With Catto and Searby at his side, Murdoch’s clear display of interest contrasted favourably with the more languid approach to negotiation displayed by Rothermere who, cocooned in his Parisian tax haven, left most of the negotiating to Associated Newspapers’ managing director, Mick Shields. But the crucial difference was that Murdoch stated categorically that he was bidding for all of TNL and fully intended to keep The Times as a going concern. He told Harold Evans that Rees-Mogg was mistaken if he had come away from his meeting at the New York Post with the impression that Murdoch’s interest was in the Sunday Times alone. [53] Evans, Good Times, Bad Times , p. 122. Importantly, Murdoch had Sir Denis Hamilton’s support. On 9 January 1981 Hamilton wrote a memo to Brunton giving his views, and those of the national directors of Times Newspapers, that Murdoch was their preferred choice. It was true he had had a ‘deteriorating effect’ on tabloid standards but this had to be balanced by the fact that he had created a quality broadsheet in The Australian . If binding guarantees could be secured regarding editorial independence and quality, then there were no objections to his purchasing Times Newspapers. Hamilton and the directors were much less enthusiastic about Rothermere’s bid, suspecting that ‘property potential is greater motivation than the development of these papers’. Furthermore, the ‘strong and consistent bias towards the Conservative Party’ displayed in Rothermere’s newspapers was ‘incompatible with the independent role of The Times ’. [54] Sir Denis Hamilton to Sir Gordon Brunton, 9 January 1980, Brunton Papers. This contrasted with Murdoch who was ‘neither greatly to the left or greatly to the right’. [55] Sir Denis Hamilton to the Directors of TNHL, 16 January 1981. Hamilton Papers. In this last respect, opponents of the political orientation of Murdoch’s newspapers in the 1980s might be forgiven for delivering a mirthless laugh.

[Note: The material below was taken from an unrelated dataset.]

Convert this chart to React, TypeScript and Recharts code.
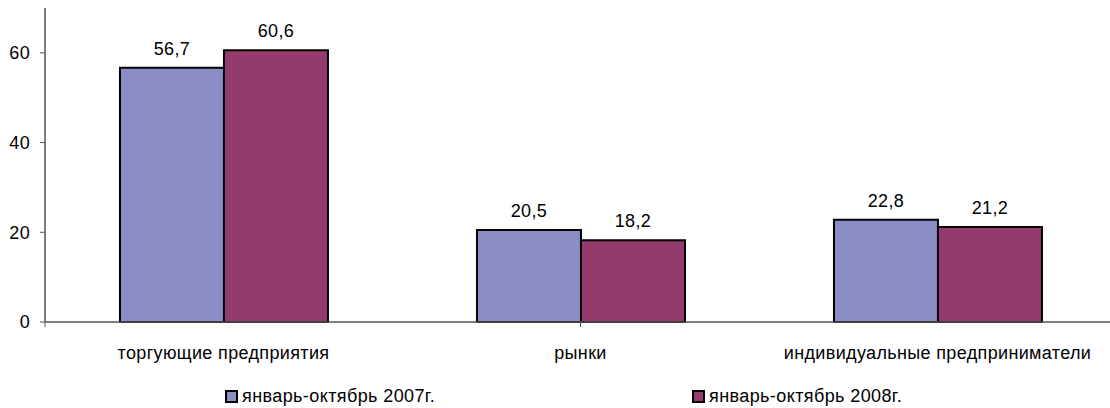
import { BarChart, Bar, XAxis, YAxis, LabelList } from "recharts";

const categories = [
  "торгующие предприятия",
  "рынки",
  "индивидуальные предприниматели",
];
const series2007 = [56.7, 20.5, 22.8];
const series2008 = [60.6, 18.2, 21.2];
const yTicks = [0, 20, 40, 60];
const boundaryTicks = [0, 1, 2, 3];

const seriesNames = ["январь-октябрь 2007г.", "январь-октябрь 2008г."];
const seriesColors = ["#8B8EC5", "#943A6C"];

const data = categories.map((name, i) => ({
  name,
  y2007: series2007[i],
  y2008: series2008[i],
}));

const font = "'Liberation Sans', Arial, sans-serif";
const axisColor = "#555";
const textStyle = {
  fill: "#000",
  fontSize: 18,
  fontFamily: font,
  letterSpacing: 0.35,
};

const fmt = (v: any) => String(v).replace(".", ",");
const noLabel = () => <g />;

export default function App() {
  return (
    <div
      style={{
        position: "absolute",
        left: 0,
        top: 0,
        width: 1110,
        height: 408,
        overflow: "hidden",
        background: "#fff",
        fontFamily: font,
      }}
    >
      <BarChart
        width={1120}
        height={408}
        data={data}
        margin={{ top: 8, right: 4, bottom: 55, left: 0 }}
        barCategoryGap="21%"
        barGap={0}
      >
        {/* axis line + category boundary ticks */}
        <XAxis
          xAxisId="a"
          type="number"
          domain={[0, 3]}
          ticks={boundaryTicks}
          axisLine={{ stroke: axisColor, strokeWidth: 1.5 }}
          tick={noLabel}
          tickLine={{ stroke: axisColor }}
          tickSize={5}
          height={1}
        />
        <XAxis
          dataKey="name"
          xAxisId="b"
          height={30}
          axisLine={false}
          tickLine={false}
          tickSize={5}
          tickMargin={18}
          tick={textStyle}
          interval={0}
        />
        <YAxis
          width={45}
          domain={[0, 70]}
          ticks={yTicks}
          axisLine={{ stroke: axisColor, strokeWidth: 1.5 }}
          tickLine={{ stroke: axisColor }}
          tickSize={5}
          tickMargin={10}
          tick={textStyle}
        />
        <Bar
          dataKey="y2007"
          xAxisId="b"
          fill={seriesColors[0]}
          stroke="#000"
          strokeWidth={2}
          isAnimationActive={false}
        >
          <LabelList
            dataKey="y2007"
            position="top"
            offset={13}
            formatter={fmt}
            style={textStyle}
          />
        </Bar>
        <Bar
          dataKey="y2008"
          xAxisId="b"
          fill={seriesColors[1]}
          stroke="#000"
          strokeWidth={2}
          isAnimationActive={false}
        >
          <LabelList
            dataKey="y2008"
            position="top"
            offset={13}
            formatter={fmt}
            style={textStyle}
          />
        </Bar>
      </BarChart>

      {seriesNames.map((label, i) => (
        <div
          key={label}
          style={{
            position: "absolute",
            left: i === 0 ? 225 : 692,
            top: 385,
            height: 22,
            display: "flex",
            alignItems: "center",
            fontSize: 18,
            letterSpacing: 0.4,
            color: "#000",
            whiteSpace: "nowrap",
          }}
        >
          <span
            style={{
              display: "inline-block",
              width: 9,
              height: 9,
              border: "2px solid #000",
              background: seriesColors[i],
              marginRight: 4,
            }}
          />
          {label}
        </div>
      ))}
    </div>
  );
}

Initially Harold Evans at the Sunday Times had been taken aback by the speed with which Hamilton had come round to seeing Murdoch as a saviour. [56] Evans, Good Times, Bad Times , pp. 106–7. Yet, while continuing to press the claims of his own Sunday Times consortium, Evans wrote to Brunton on 20 January passing on the views of Sunday Times staff: ‘between Murdoch and Rothermere, it is Murdoch who is preferred by a wide margin’. Subject to the appropriate safeguards, Evans also conceded, ‘I myself would choose Murdoch’. [57] Harold Evans to Sir Gordon Brunton, 20 January 1981, (underlining as in original), Brunton Papers.

Brunton’s task was to keep Murdoch interested without giving him the impression he was the only horse in the race. This was not just because the hint of competition would encourage Murdoch to raise his offer price. Closing down The Times would cost its owner £35 million in redundancy payouts. Thomson would have to foot this bill if the paper’s ownership was not transferred before the 15 March deadline. If Murdoch believed none of his rivals could secure a deal before that date, he could sit it out and wait for The Times to fold, allowing Thomson to pay the costs. After a seemly pause, there was nothing to stop Murdoch then starting a new paper called The Times (after all, in Fleet Street’s history there had been a number of newspapers of varying longevity called the Sun ). For this ‘new’ Times he could hire whoever he liked on whatever terms (subject to employment law) fitted in with his own business strategy, including possible adoption of the Rees-Mogg plan of freeing himself from Fleet Street’s costs and militancy by printing from a provincial location.